Nouvelle de Nicolas Jolivalt
Chapitre 8.
Je deviens hôte d’accueil. Répondre au téléphone, sourire. Je rêve d’ailleurs. Adieu philosophies et littératures. L’écriture et la peinture deviennent mon oxygène. Je caresse les burn-outs. En douceur, j’attends le summer. Mon mois d’août.
Les couteaux s’absentent de mes cauchemars. A leur place, les médicaments prennent possession de mes idées. Macabres mais colorées. Toutes les formes y sont représentées. Farandole chimique. Clinique. Je me cache sous leurs molécules. Sur ma lune, j’hulule.
Mon travail m’ennuie. On me confie des tâches dépourvues de sens à mes yeux. J’envie mes collègues dans leur fonction. Mais pourquoi ai-je arrêté mes études, ma formation ?
Le poste d’accueil se résume à sourire, à n’être qu’une potiche. Les heures passent lentement. Elles pompent mon énergie et mon intelligence.
Le Lexomil est ma seule chance.
Je m’exile de mon équipe. Je saute les repas. Les pauses me permettent de pleurer. Je prie pour reperdre pied. Les ombres ne se pressent pas. Je prends le fric et le temps s’en va.
Au moindre faux pas dans mon travail, on me convoque. Les mots se valent. Je m’en moque. Les phrases ricochent, se ponctuent, s’étalent. S’’entrechoquent. Champ de bataille. Mon corps se fixe dans la mitraille.
Les ombres ricanent. Les oiseaux déploient leurs ailes. Fuite éternelle. Afin de me protéger des dangers, je mets mon bonnet d’âne.
Je tente de m’échapper en regardant par la fenêtre. L’avenue change de couleurs au rythme des saisons. Je rêve de voir le temps disparaître ainsi que mes humeurs d’abandon. Des documents jonchent mon bureau, feuilles volantes à l’automne. Je les regarde sans grande conviction jusqu’à ce qu’on me l’ordonne.
Le téléphone sonne. Langage normalisé. Articulation. Amabilité. Robotisation.
La répétition à outrance envahit mon quotidien. Mon urgence, c’est de fuir mon gagne-pain.
On passe devant moi sans un regard. Lorsque je pars, pas d’au-revoir. Je me sens transparent. Sur mon bureau, un coupe-papier perlé de sang.
Les diables malins glissent sur mon ombre. Ils la piétinent.
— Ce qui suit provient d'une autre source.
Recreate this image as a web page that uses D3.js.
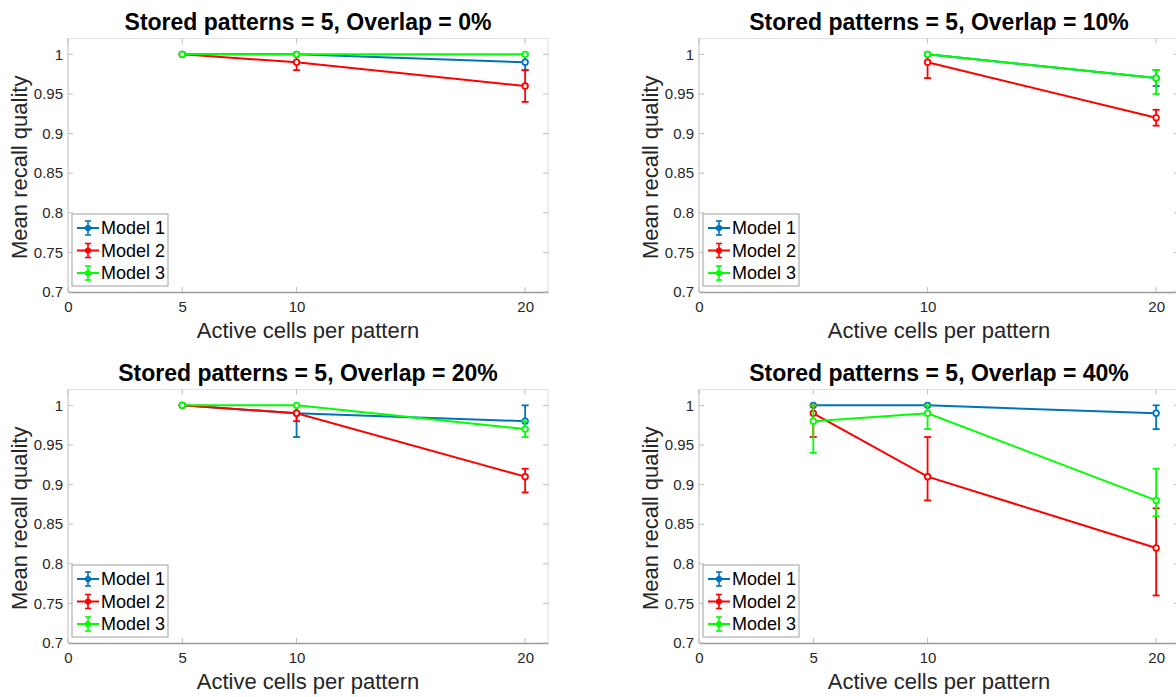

Ma conscience tiraillée entre le souffle de vie et le suicide. Les nuages noirs surgissent. Leur ciel s’effondre et gronde.
L’éternel n’existe pas, l’éphémère me tend les bras. A quoi sert de vivre sur Terre, si ce n’est pour y décrire l’Enfer ? Des cachets dans ma poche. La fin s’approche. Présent à mon poste, les ombres m’accrochent, me réconfortent.
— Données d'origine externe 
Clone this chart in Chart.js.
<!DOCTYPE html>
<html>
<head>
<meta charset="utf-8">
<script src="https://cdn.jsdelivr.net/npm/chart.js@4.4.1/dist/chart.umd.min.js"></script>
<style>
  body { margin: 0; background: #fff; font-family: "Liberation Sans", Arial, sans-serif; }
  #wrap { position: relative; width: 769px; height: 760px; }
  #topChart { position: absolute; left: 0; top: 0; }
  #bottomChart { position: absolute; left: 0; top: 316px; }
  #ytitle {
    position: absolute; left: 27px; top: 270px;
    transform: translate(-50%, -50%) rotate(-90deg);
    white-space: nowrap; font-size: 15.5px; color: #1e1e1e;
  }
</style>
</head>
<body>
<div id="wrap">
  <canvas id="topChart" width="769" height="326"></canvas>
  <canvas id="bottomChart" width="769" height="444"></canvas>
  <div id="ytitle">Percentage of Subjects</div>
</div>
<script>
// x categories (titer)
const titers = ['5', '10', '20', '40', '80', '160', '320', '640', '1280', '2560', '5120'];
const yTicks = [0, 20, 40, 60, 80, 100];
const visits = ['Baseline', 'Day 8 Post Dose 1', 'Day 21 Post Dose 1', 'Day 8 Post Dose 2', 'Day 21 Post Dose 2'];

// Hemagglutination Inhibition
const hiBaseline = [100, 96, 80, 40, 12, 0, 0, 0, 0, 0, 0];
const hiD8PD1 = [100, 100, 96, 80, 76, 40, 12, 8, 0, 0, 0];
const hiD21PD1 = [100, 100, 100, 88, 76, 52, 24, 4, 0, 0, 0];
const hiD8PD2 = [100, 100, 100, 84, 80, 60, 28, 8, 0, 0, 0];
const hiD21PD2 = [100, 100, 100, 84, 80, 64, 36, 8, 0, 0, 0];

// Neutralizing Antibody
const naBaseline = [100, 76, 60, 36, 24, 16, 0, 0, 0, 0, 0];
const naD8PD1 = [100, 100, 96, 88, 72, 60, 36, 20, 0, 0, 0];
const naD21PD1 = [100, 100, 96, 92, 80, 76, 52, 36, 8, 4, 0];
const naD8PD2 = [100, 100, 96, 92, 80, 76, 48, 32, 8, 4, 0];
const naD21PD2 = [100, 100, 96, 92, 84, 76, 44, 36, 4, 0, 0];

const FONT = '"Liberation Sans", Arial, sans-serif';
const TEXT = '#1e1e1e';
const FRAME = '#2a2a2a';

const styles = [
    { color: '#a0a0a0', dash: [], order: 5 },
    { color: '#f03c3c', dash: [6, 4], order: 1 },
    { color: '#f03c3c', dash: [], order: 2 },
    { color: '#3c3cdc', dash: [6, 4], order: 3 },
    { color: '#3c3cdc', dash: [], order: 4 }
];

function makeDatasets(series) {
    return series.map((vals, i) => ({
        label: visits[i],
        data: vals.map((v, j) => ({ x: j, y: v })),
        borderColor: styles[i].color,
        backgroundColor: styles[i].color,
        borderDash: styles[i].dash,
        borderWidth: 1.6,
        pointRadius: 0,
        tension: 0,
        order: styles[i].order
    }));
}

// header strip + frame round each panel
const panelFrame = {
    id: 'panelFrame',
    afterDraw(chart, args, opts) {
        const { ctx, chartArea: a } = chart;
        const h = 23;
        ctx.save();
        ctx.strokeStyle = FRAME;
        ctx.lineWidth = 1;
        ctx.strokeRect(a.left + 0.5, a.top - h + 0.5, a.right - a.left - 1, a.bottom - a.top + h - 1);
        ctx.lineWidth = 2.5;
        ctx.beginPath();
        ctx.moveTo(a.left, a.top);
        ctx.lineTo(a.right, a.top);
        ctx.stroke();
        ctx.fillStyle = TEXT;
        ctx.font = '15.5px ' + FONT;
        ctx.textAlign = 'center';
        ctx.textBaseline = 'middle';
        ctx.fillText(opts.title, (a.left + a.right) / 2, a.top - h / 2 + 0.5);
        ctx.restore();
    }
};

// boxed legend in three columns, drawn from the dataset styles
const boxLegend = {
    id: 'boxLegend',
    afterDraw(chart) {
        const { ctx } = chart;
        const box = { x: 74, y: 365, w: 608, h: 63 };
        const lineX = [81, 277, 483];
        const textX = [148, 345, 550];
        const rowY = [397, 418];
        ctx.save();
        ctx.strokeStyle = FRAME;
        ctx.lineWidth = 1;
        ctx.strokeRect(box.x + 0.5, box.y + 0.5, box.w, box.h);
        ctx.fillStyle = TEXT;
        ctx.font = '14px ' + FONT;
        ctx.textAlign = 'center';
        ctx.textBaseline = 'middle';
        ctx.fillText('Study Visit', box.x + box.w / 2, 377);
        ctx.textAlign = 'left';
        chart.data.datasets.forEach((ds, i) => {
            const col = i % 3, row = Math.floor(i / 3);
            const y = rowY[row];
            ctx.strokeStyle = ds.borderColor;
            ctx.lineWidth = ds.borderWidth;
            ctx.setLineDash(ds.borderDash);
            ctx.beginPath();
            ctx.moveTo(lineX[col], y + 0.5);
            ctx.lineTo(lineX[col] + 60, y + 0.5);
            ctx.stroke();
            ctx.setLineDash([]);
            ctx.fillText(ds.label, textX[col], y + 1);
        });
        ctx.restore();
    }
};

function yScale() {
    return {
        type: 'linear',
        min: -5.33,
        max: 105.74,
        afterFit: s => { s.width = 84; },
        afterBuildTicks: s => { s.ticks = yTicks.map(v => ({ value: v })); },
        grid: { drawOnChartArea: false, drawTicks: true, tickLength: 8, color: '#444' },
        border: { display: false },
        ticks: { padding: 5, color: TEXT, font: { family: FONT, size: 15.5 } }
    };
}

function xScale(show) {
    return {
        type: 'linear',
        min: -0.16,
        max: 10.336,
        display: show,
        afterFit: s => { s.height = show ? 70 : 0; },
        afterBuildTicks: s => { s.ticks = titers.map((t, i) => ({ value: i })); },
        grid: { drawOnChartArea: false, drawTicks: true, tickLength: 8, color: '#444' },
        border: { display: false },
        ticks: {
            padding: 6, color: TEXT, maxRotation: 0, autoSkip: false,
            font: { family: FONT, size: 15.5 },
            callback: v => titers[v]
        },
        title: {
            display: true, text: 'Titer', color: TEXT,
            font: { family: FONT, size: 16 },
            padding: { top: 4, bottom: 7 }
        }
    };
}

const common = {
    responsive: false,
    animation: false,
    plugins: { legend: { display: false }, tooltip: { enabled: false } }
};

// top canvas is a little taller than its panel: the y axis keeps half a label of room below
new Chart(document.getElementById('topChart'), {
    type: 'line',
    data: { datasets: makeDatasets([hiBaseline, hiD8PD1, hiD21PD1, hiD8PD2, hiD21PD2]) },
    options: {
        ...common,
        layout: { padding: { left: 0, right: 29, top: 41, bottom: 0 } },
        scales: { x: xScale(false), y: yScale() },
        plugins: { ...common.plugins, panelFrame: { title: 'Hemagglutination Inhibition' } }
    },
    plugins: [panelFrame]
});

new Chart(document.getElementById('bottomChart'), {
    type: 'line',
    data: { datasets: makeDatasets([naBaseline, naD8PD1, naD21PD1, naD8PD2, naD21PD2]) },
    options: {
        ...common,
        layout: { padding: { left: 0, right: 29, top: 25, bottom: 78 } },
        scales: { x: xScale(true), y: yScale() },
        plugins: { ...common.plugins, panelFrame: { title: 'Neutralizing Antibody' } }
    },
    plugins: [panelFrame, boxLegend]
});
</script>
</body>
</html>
Je me réveille. Sanglé dans une chambre d’hôpital. J’ai mal. Je baigne dans mon sang. Mon corps se découpe. La Lune s’empourpre.
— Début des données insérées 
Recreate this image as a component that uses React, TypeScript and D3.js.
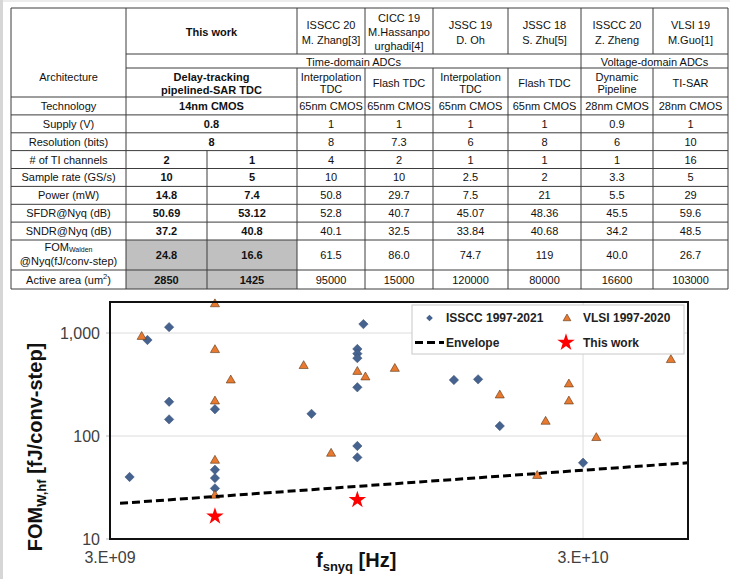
import React from "react";
import * as d3 from "d3";

const W = 730;
const H = 579;
const FONT = "Arial, 'Liberation Sans', sans-serif";

// ---- table data ----
const rowLabels = ["Technology", "Supply (V)", "Resolution (bits)", "# of TI channels", "Sample rate (GS/s)", "Power (mW)", "SFDR@Nyq (dB)", "SNDR@Nyq (dB)"];
const sources = [["ISSCC 20", "M. Zhang[3]"], ["CICC 19", "M.Hassanpo", "urghadi[4]"], ["JSSC 19", "D. Oh"], ["JSSC 18", "S. Zhu[5]"], ["ISSCC 20", "Z. Zheng"], ["VLSI 19", "M.Guo[1]"]];
const architectures = [["Interpolation", "TDC"], ["Flash TDC"], ["Interpolation", "TDC"], ["Flash TDC"], ["Dynamic", "Pipeline"], ["TI-SAR"]];
const technology = ["65nm CMOS", "65nm CMOS", "65nm CMOS", "65nm CMOS", "28nm CMOS", "28nm CMOS"];
const supply = ["1", "1", "1", "1", "0.9", "1"];
const resolution = ["8", "7.3", "6", "8", "6", "10"];
const tiChannels = ["4", "2", "1", "1", "1", "16"];
const sampleRate = ["10", "10", "2.5", "2", "3.3", "5"];
const power = ["50.8", "29.7", "7.5", "21", "5.5", "29"];
const sfdr = ["52.8", "40.7", "45.07", "48.36", "45.5", "59.6"];
const sndr = ["40.1", "32.5", "33.84", "40.68", "34.2", "48.5"];
const fomWalden = ["61.5", "86.0", "74.7", "119", "40.0", "26.7"];
const area = ["95000", "15000", "120000", "80000", "16600", "103000"];

const twArch = ["Delay-tracking", "pipelined-SAR TDC"];
const twMerged = ["14nm CMOS", "0.8", "8"];
const twTi = ["2", "1"];
const twRate = ["10", "5"];
const twPower = ["14.8", "7.4"];
const twSfdr = ["50.69", "53.12"];
const twSndr = ["37.2", "40.8"];
const twFom = ["24.8", "16.6"];
const twArea = ["2850", "1425"];

// ---- chart data ----
const isscFreq = [3.3e9, 3.6e9, 4.0e9, 4.0e9, 4.0e9, 5.0e9, 5.0e9, 5.0e9, 5.0e9, 8.0e9, 1.0e10, 1.0e10, 1.0e10, 1.0e10, 1.0e10, 1.0e10, 1.03e10, 1.6e10, 1.8e10, 2.0e10, 3.0e10];
const isscFom = [40, 855, 1140, 215, 145, 182, 47, 39, 31, 164, 700, 630, 570, 297, 80, 62, 1220, 350, 355, 125, 55];
const vlsiFreq = [3.5e9, 5e9, 5e9, 5e9, 5e9, 5e9, 5.4e9, 7.7e9, 8.8e9, 1.0e10, 1.04e10, 1.2e10, 2.0e10, 2.4e10, 2.5e10, 2.8e10, 2.8e10, 3.2e10, 4.6e10];
const vlsiFom = [940, 1950, 700, 222, 59, 27, 355, 490, 69, 430, 380, 460, 254, 42, 141, 325, 222, 98, 560];
const envFreq = [3.15e9, 5e10];
const envFom = [22.2, 55];
const twFreq = [5e9, 1e10];
const twFomPts = [16.6, 24];
const yTicks = [10, 100, 1000];
const xTicks = [3e9, 3e10];

// table geometry
const colX = [11, 126, 297, 365, 433, 508, 581, 653, 728];
const twSplit = 207;
const rowY = [8, 54, 68, 97, 114.9, 132.8, 150.6, 168.5, 186.4, 204.3, 222.1, 240, 270, 289];
const FS = 11;

const Lines = ({ lines, x, cy, lh, bold = false, size = FS }) => (
  <text x={x} textAnchor="middle" fontSize={size} fontWeight={bold ? "bold" : "normal"} fill="#111">
    {lines.map((l, i) => (
      <tspan key={i} x={x} y={cy + (i - (lines.length - 1) / 2) * lh} dominantBaseline="central">{l}</tspan>
    ))}
  </text>
);

const Table = () => {
  const mid = (a, b) => (a + b) / 2;
  const srcCx = sources.map((_, i) => mid(colX[i + 2], colX[i + 3]));
  const twCx = mid(colX[1], colX[2]);
  const tw1 = mid(colX[1], twSplit);
  const tw2 = mid(twSplit, colX[2]);
  const merged = [technology, supply, resolution];
  const split = [tiChannels, sampleRate, power, sfdr, sndr];
  const splitTw = [twTi, twRate, twPower, twSfdr, twSndr];
  const stroke = "#3c3c3c";
  const hl = (y, x1, x2, k) => <line key={k} x1={x1} x2={x2} y1={y} y2={y} stroke={stroke} strokeWidth={1} />;
  const vl = (x, y1, y2, k) => <line key={k} x1={x} x2={x} y1={y1} y2={y2} stroke={stroke} strokeWidth={1} />;

  return (
    <g fontFamily={FONT}>
      {/* shaded cells */}
      <rect x={colX[1]} y={rowY[11]} width={colX[2] - colX[1]} height={rowY[13] - rowY[11]} fill="#c0c0c0" />
      {/* horizontal lines */}
      {hl(rowY[0], colX[0], colX[8], "h0")}
      {hl(rowY[1], colX[1], colX[8], "h1")}
      {hl(rowY[2], colX[1], colX[8], "h2")}
      {rowY.slice(3).map((y, i) => hl(y, colX[0], colX[8], "hr" + i))}
      {/* vertical lines */}
      {vl(colX[0], rowY[0], rowY[13], "v0")}
      {vl(colX[1], rowY[0], rowY[13], "v1")}
      {vl(colX[2], rowY[0], rowY[1], "v2a")}
      {vl(colX[2], rowY[2], rowY[13], "v2b")}
      {[3, 4, 5].map((c) => [vl(colX[c], rowY[0], rowY[1], "va" + c), vl(colX[c], rowY[2], rowY[13], "vb" + c)])}
      {vl(colX[6], rowY[0], rowY[13], "v6")}
      {vl(colX[7], rowY[0], rowY[1], "v7a")}
      {vl(colX[7], rowY[2], rowY[13], "v7b")}
      {vl(colX[8], rowY[0], rowY[13], "v8")}
      {vl(twSplit, rowY[6], rowY[13], "vs")}

      {/* header */}
      <Lines lines={["This work"]} x={twCx} cy={32} lh={15} bold />
      {sources.map((s, i) => <Lines key={i} lines={s} x={srcCx[i]} cy={32} lh={s.length > 2 ? 14 : 15} />)}
      <Lines lines={["Time-domain ADCs"]} x={mid(colX[1], colX[6])} cy={61.5} lh={13} />
      <Lines lines={["Voltage-domain ADCs"]} x={mid(colX[6], colX[8])} cy={61.5} lh={13} />
      <Lines lines={["Architecture"]} x={mid(colX[0], colX[1])} cy={77} lh={13} />
      <Lines lines={twArch} x={twCx} cy={83} lh={13} bold />
      {architectures.map((a, i) => <Lines key={i} lines={a} x={srcCx[i]} cy={83} lh={12.5} />)}

      {/* merged rows */}
      {merged.map((vals, r) => {
        const cy = mid(rowY[3 + r], rowY[4 + r]);
        return (
          <g key={"m" + r}>
            <Lines lines={[rowLabels[r]]} x={mid(colX[0], colX[1])} cy={cy} lh={13} />
            <Lines lines={[twMerged[r]]} x={twCx} cy={cy} lh={13} bold />
            {vals.map((v, i) => <Lines key={i} lines={[v]} x={srcCx[i]} cy={cy} lh={13} />)}
          </g>
        );
      })}
      {/* split rows */}
      {split.map((vals, r) => {
        const cy = mid(rowY[6 + r], rowY[7 + r]);
        return (
          <g key={"s" + r}>
            <Lines lines={[rowLabels[3 + r]]} x={mid(colX[0], colX[1])} cy={cy} lh={13} />
            <Lines lines={[splitTw[r][0]]} x={tw1} cy={cy} lh={13} bold />
            <Lines lines={[splitTw[r][1]]} x={tw2} cy={cy} lh={13} bold />
            {vals.map((v, i) => <Lines key={i} lines={[v]} x={srcCx[i]} cy={cy} lh={13} />)}
          </g>
        );
      })}
      {/* FOM row */}
      <text x={mid(colX[0], colX[1])} y={247} textAnchor="middle" dominantBaseline="central" fontSize={FS} fill="#111">
        FOM<tspan fontSize={7} dy={2}>Walden</tspan>
      </text>
      <Lines lines={["@Nyq(fJ/conv-step)"]} x={mid(colX[0], colX[1])} cy={261} lh={13} />
      <Lines lines={[twFom[0]]} x={tw1} cy={255} lh={13} bold />
      <Lines lines={[twFom[1]]} x={tw2} cy={255} lh={13} bold />
      {fomWalden.map((v, i) => <Lines key={i} lines={[v]} x={srcCx[i]} cy={255} lh={13} />)}
      {/* area row */}
      <text x={mid(colX[0], colX[1])} y={280} textAnchor="middle" dominantBaseline="central" fontSize={FS} fill="#111">
        Active area (um<tspan fontSize={7.5} dy={-4}>2</tspan><tspan dy={4}>)</tspan>
      </text>
      <Lines lines={[twArea[0]]} x={tw1} cy={280} lh={13} bold />
      <Lines lines={[twArea[1]]} x={tw2} cy={280} lh={13} bold />
      {area.map((v, i) => <Lines key={i} lines={[v]} x={srcCx[i]} cy={280} lh={13} />)}
    </g>
  );
};

const plot = { left: 110, right: 688, top: 302, bottom: 539 };

const Chart = () => {
  const x = d3.scaleLog().domain([3e9, 5e10]).range([plot.left, plot.right]);
  const y = d3.scaleLog().domain([10, 2000]).range([plot.bottom, plot.top]);
  const diamond = d3.symbol(d3.symbolSquare, 44)();
  const diamondSm = d3.symbol(d3.symbolSquare, 22)();
  const tri = d3.symbol(d3.symbolTriangle, 36)();
  const triSm = d3.symbol(d3.symbolTriangle, 26)();
  const star = d3.symbol(d3.symbolStar, 95)();
  const env = d3.line<number>().x((d, i) => x(envFreq[i])).y((d) => y(d))(envFom);
  const blue = "#46628f";
  const orange = "#e8792e";

  return (
    <g fontFamily={FONT}>
      {/* grid */}
      {[100, 1000].map((t) => (
        <line key={t} x1={plot.left} x2={plot.right} y1={y(t)} y2={y(t)} stroke="#dcdcdc" strokeWidth={1} />
      ))}
      <line x1={x(3e10)} x2={x(3e10)} y1={plot.top} y2={plot.bottom} stroke="#dcdcdc" strokeWidth={1} />
      {yTicks.map((t) => (
        <line key={"tk" + t} x1={plot.left - 4} x2={plot.left} y1={y(t)} y2={y(t)} stroke="#bbb" />
      ))}

      {/* ISSCC */}
      {isscFreq.map((f, i) => (
        <path key={"d" + i} d={diamond} transform={`translate(${x(f)},${y(isscFom[i])}) rotate(45)`} fill={blue} stroke="#3a5275" strokeWidth={0.5} />
      ))}
      {/* VLSI */}
      {vlsiFreq.map((f, i) => (
        <path key={"t" + i} d={tri} transform={`translate(${x(f)},${y(vlsiFom[i]) + 1})`} fill={orange} stroke="#5a3518" strokeWidth={0.6} />
      ))}
      {/* envelope */}
      <path d={env} fill="none" stroke="#000" strokeWidth={3} strokeDasharray="8,4" />
      {/* this work */}
      {twFreq.map((f, i) => (
        <path key={"s" + i} d={star} transform={`translate(${x(f)},${y(twFomPts[i])})`} fill="#ff0000" />
      ))}

      <rect x={plot.left} y={plot.top} width={plot.right - plot.left} height={plot.bottom - plot.top} fill="none" stroke="#111" strokeWidth={2} />

      {/* tick labels */}
      {yTicks.map((t) => (
        <text key={"yl" + t} x={plot.left - 10} y={y(t)} textAnchor="end" dominantBaseline="central" fontSize={16} fill="#404040">
          {d3.format(",")(t)}
        </text>
      ))}
      {xTicks.map((t) => (
        <text key={"xl" + t} x={x(t)} y={563} textAnchor="middle" fontSize={16} fill="#404040">
          {t === 3e9 ? "3.E+09" : "3.E+10"}
        </text>
      ))}

      {/* axis titles */}
      <text transform="translate(41.5,447) rotate(-90)" textAnchor="middle" fontSize={20} fontWeight="bold" fill="#111">
        FOM<tspan fontSize={13} dy={4}>W,hf</tspan><tspan dy={-4}> [fJ/conv-step]</tspan>
      </text>
      <text x={316} y={567} fontSize={20} fontWeight="bold" fill="#111">
        f<tspan fontSize={13} dy={4}>snyq</tspan><tspan dy={-4}> [Hz]</tspan>
      </text>

      {/* legend */}
      <rect x={412} y={305} width={272} height={49} fill="#fff" stroke="#c8c8c8" />
      <path d={diamondSm} transform="translate(429.5,318) rotate(45)" fill={blue} />
      <text x={446} y={322} fontSize={12} fontWeight="bold" fill="#222">ISSCC 1997-2021</text>
      <path d={triSm} transform="translate(567,318.5)" fill={orange} stroke="#5a3518" strokeWidth={0.6} />
      <text x={583} y={322} fontSize={12} fontWeight="bold" fill="#222">VLSI 1997-2020</text>
      <line x1={415} x2={444} y1={342.5} y2={342.5} stroke="#000" strokeWidth={3} strokeDasharray="8,4" />
      <text x={446} y={346.5} fontSize={12} fontWeight="bold" fill="#222">Envelope</text>
      <path d={star} transform="translate(566,342.5)" fill="#ff0000" />
      <text x={583} y={346.5} fontSize={12} fontWeight="bold" fill="#222">This work</text>
    </g>
  );
};

export default function App() {
  return (
    <svg width={W} height={H} style={{ position: "absolute", left: 0, top: 0, background: "#fff" }}>
      <rect x={0} y={0} width={W} height={2} fill="#ececec" />
      <rect x={0} y={0} width={3} height={H} fill="#d6d6d6" />
      <Table />
      <Chart />
    </svg>
  );
}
Les cloches de la ville me tirent de mon sommeil. Sonorité familière. Recroquevillé dans mon lit, je suis épuisé de ces insomnies. Je me lève, une boule dans le ventre. Je me prépare. Heure tardive. Dans le métro, je suis en retard. Je m’attends à des reproches. Ma vie est moche.
« Alerte à la bombe ». Je souhaite que mon wagon explose. M’ecstasy devant mes ombres. Déflagration. Le sang coule. Horreur parmi la foule. Si Dieu existe, pourrait-Il m’ouvrir ses portes ? Sortie de secours. Exit.
Sonnerie. Les portes se referment, nous repartons entassés. Je descends enfin à Ternes, émotions terrassées. L’avenue de Wagram polluée. J’en profite pour fumer.
Pluie. Ses eaux troublent l’horizon. Aquarelle parisienne. Je me dilue, m’efface sur le béton. Envie diluvienne.
Journées longues. Monotonie. Phrases assassines. Les heures s’allongent.
Mes mains tremblent. La colère monte. Mon cœur bat à tout rompre. Les mots s’étranglent. Des larmes lapidées. Le coupe-papier dans ma gorge. Je m’exsangue. Mon sang étrange gicle sur le clavier. Je m’étrangle. A la règle, je déroge.
Le téléphone sonne. Réveil brutal. Atmosphère familière. Professionnelle. Mon état détonne. Ce monde est gris et ennuyeux. Artiste somnambule, je clown dans la rue et j’écris dans ma nuit. Inconscience de mon état. Des menaces me pressent. Je me mets à nu. Artiste autiste envieux. Des visions d’horreur et de gaieté m’oppressent. Ma lâcheté s’exécute.